## Written task
Do any lines in the data below contain "that"? If so, copy every one of them.

## Recorded information

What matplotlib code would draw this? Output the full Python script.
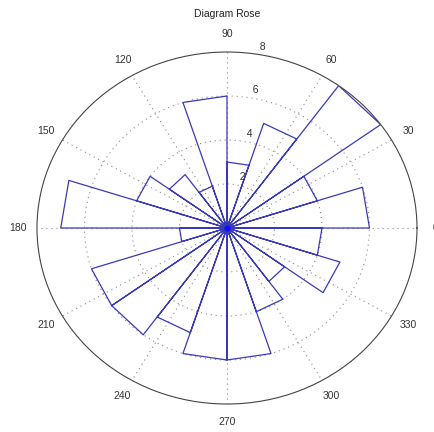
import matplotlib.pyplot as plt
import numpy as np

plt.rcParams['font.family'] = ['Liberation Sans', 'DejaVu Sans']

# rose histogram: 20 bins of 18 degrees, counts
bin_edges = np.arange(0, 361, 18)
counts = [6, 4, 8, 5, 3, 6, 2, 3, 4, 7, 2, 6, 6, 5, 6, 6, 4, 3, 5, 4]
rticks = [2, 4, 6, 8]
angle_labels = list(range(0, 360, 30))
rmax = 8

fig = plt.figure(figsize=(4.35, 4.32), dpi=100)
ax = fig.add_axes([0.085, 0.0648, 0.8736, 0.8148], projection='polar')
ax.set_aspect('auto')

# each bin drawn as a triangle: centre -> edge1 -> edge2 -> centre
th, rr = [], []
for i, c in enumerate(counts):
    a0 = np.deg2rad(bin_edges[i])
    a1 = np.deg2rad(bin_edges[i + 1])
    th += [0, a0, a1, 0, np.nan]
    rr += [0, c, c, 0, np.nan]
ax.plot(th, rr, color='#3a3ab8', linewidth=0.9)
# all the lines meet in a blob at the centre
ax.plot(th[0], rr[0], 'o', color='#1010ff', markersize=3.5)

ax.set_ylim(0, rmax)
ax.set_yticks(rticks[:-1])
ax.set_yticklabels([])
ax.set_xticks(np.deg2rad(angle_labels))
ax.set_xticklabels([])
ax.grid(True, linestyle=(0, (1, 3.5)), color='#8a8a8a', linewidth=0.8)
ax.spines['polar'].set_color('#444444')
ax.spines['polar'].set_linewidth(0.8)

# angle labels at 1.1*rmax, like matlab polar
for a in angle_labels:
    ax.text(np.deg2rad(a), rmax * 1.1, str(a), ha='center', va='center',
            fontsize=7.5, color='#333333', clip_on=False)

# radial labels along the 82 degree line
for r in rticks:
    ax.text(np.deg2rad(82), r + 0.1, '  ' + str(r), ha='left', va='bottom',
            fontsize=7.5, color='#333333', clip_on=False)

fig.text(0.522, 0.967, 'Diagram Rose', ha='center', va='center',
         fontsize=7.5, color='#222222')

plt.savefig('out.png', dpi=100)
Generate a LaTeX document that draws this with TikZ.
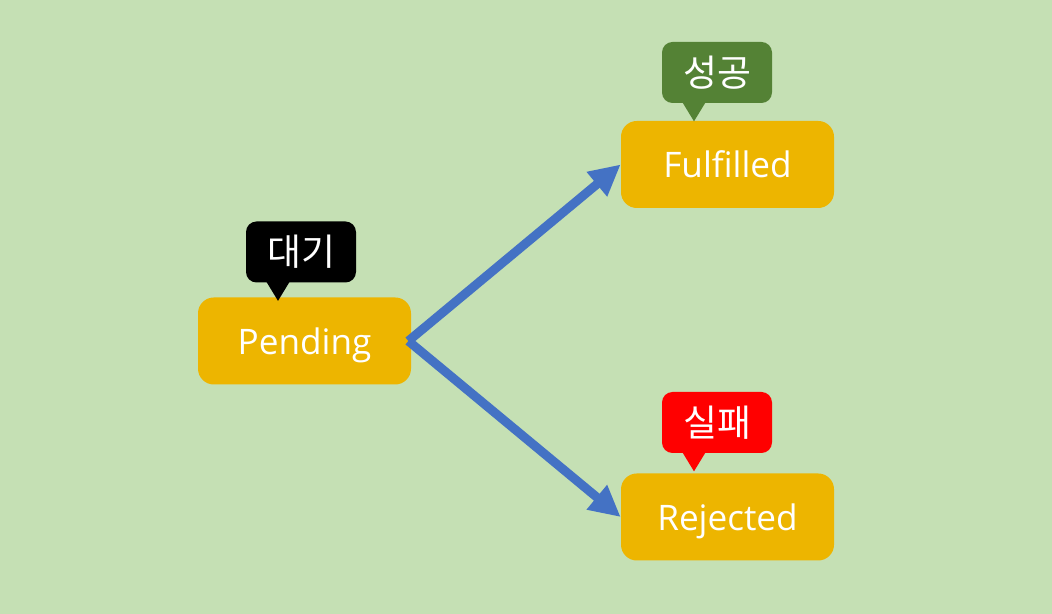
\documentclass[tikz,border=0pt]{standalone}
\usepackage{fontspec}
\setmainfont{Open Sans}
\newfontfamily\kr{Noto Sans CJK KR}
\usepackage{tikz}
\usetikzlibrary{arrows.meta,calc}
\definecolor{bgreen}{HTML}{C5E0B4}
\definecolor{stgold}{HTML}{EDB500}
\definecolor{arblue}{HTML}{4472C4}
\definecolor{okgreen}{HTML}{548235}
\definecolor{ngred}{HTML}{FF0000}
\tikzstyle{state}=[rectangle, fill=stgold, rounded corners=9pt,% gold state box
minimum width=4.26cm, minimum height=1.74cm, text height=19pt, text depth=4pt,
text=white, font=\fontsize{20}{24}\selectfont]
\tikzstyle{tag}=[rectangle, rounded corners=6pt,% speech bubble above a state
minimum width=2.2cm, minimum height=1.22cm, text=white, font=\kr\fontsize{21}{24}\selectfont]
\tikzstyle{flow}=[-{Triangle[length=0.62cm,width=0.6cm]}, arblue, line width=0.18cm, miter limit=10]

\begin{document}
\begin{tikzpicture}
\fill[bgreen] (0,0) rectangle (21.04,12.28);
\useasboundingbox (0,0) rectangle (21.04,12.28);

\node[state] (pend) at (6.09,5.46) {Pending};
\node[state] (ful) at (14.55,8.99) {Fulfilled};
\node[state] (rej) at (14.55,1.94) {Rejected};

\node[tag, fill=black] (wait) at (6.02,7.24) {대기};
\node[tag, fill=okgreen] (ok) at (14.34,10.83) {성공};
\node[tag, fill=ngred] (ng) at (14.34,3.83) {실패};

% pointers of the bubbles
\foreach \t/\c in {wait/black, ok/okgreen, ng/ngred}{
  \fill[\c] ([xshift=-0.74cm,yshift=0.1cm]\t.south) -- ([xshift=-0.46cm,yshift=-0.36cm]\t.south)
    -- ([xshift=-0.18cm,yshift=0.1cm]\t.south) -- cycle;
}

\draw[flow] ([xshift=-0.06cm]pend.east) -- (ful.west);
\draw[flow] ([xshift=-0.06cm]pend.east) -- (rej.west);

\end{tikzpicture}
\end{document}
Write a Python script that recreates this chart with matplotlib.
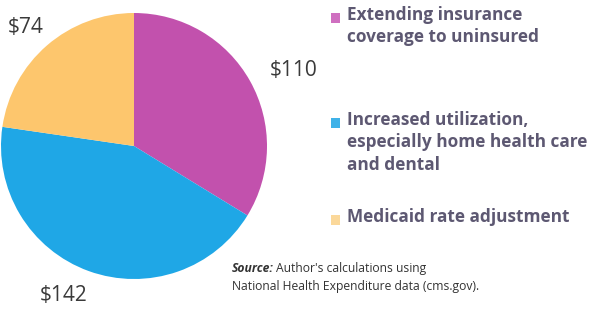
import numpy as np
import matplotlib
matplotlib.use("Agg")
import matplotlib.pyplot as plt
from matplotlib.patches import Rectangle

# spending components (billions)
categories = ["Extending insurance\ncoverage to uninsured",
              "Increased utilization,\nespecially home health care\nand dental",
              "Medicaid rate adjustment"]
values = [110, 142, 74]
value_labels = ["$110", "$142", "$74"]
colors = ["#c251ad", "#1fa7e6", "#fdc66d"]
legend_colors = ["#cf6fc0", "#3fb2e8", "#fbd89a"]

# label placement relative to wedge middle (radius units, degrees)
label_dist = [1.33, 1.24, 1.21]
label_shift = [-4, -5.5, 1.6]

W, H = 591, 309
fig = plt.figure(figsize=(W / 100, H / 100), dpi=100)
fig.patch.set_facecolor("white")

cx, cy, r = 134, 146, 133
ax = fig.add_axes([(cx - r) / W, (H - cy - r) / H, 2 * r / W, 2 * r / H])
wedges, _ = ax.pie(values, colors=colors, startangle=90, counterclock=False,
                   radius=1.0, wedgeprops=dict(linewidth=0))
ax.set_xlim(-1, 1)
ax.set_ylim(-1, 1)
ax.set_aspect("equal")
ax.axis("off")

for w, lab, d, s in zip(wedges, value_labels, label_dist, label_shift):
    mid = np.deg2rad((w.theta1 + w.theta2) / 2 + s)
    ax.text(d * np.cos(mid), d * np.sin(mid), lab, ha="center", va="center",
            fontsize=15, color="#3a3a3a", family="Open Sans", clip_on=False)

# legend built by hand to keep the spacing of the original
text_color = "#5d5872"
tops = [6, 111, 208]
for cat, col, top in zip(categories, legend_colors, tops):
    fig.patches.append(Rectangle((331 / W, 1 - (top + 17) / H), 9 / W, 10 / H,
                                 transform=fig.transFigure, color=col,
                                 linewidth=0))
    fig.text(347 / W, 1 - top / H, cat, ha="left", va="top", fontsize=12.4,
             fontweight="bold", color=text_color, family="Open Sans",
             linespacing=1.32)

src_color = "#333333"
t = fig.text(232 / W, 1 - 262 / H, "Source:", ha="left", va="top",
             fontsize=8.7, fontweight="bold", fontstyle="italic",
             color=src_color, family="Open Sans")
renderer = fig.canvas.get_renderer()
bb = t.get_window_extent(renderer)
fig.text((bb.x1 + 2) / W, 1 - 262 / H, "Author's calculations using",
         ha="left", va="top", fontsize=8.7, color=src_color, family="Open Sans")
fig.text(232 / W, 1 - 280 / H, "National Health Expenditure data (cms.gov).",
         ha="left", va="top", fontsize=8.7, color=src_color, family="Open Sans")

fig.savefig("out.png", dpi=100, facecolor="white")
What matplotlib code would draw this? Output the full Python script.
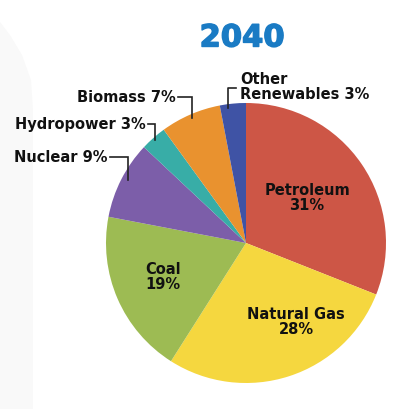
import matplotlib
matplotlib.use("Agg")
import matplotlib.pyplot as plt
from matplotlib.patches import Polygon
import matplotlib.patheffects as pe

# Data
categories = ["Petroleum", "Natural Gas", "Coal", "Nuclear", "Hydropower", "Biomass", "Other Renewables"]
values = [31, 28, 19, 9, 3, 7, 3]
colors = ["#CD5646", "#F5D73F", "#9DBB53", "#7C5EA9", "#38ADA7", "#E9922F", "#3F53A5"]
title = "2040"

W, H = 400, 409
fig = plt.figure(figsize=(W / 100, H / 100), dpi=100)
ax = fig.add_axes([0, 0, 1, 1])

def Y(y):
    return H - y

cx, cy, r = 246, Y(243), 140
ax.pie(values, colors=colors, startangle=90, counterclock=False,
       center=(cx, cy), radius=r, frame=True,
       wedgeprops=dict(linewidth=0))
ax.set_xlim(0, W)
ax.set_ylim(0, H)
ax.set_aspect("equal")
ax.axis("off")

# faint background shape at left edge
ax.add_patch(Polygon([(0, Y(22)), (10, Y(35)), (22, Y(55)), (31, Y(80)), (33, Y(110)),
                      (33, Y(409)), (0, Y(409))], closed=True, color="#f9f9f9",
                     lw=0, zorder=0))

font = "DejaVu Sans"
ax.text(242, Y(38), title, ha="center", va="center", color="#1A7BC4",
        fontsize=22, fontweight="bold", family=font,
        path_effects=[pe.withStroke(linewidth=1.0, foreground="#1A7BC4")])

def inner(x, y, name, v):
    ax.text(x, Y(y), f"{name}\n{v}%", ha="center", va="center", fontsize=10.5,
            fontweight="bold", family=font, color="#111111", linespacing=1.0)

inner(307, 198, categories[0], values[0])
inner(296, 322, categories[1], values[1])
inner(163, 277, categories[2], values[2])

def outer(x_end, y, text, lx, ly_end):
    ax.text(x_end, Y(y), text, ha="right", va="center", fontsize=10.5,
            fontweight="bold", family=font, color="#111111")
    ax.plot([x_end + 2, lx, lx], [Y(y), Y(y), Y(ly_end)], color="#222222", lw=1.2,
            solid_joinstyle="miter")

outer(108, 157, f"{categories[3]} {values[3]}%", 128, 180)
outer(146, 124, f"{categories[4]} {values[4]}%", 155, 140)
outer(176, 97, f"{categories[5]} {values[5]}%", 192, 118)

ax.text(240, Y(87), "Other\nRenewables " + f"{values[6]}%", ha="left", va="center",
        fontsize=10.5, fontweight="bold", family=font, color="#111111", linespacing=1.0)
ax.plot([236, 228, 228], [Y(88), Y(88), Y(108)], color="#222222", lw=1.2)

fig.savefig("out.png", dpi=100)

## Exercise answer
Generate a LaTeX document that draws this with TikZ.
Write a Python script that recreates this chart with matplotlib.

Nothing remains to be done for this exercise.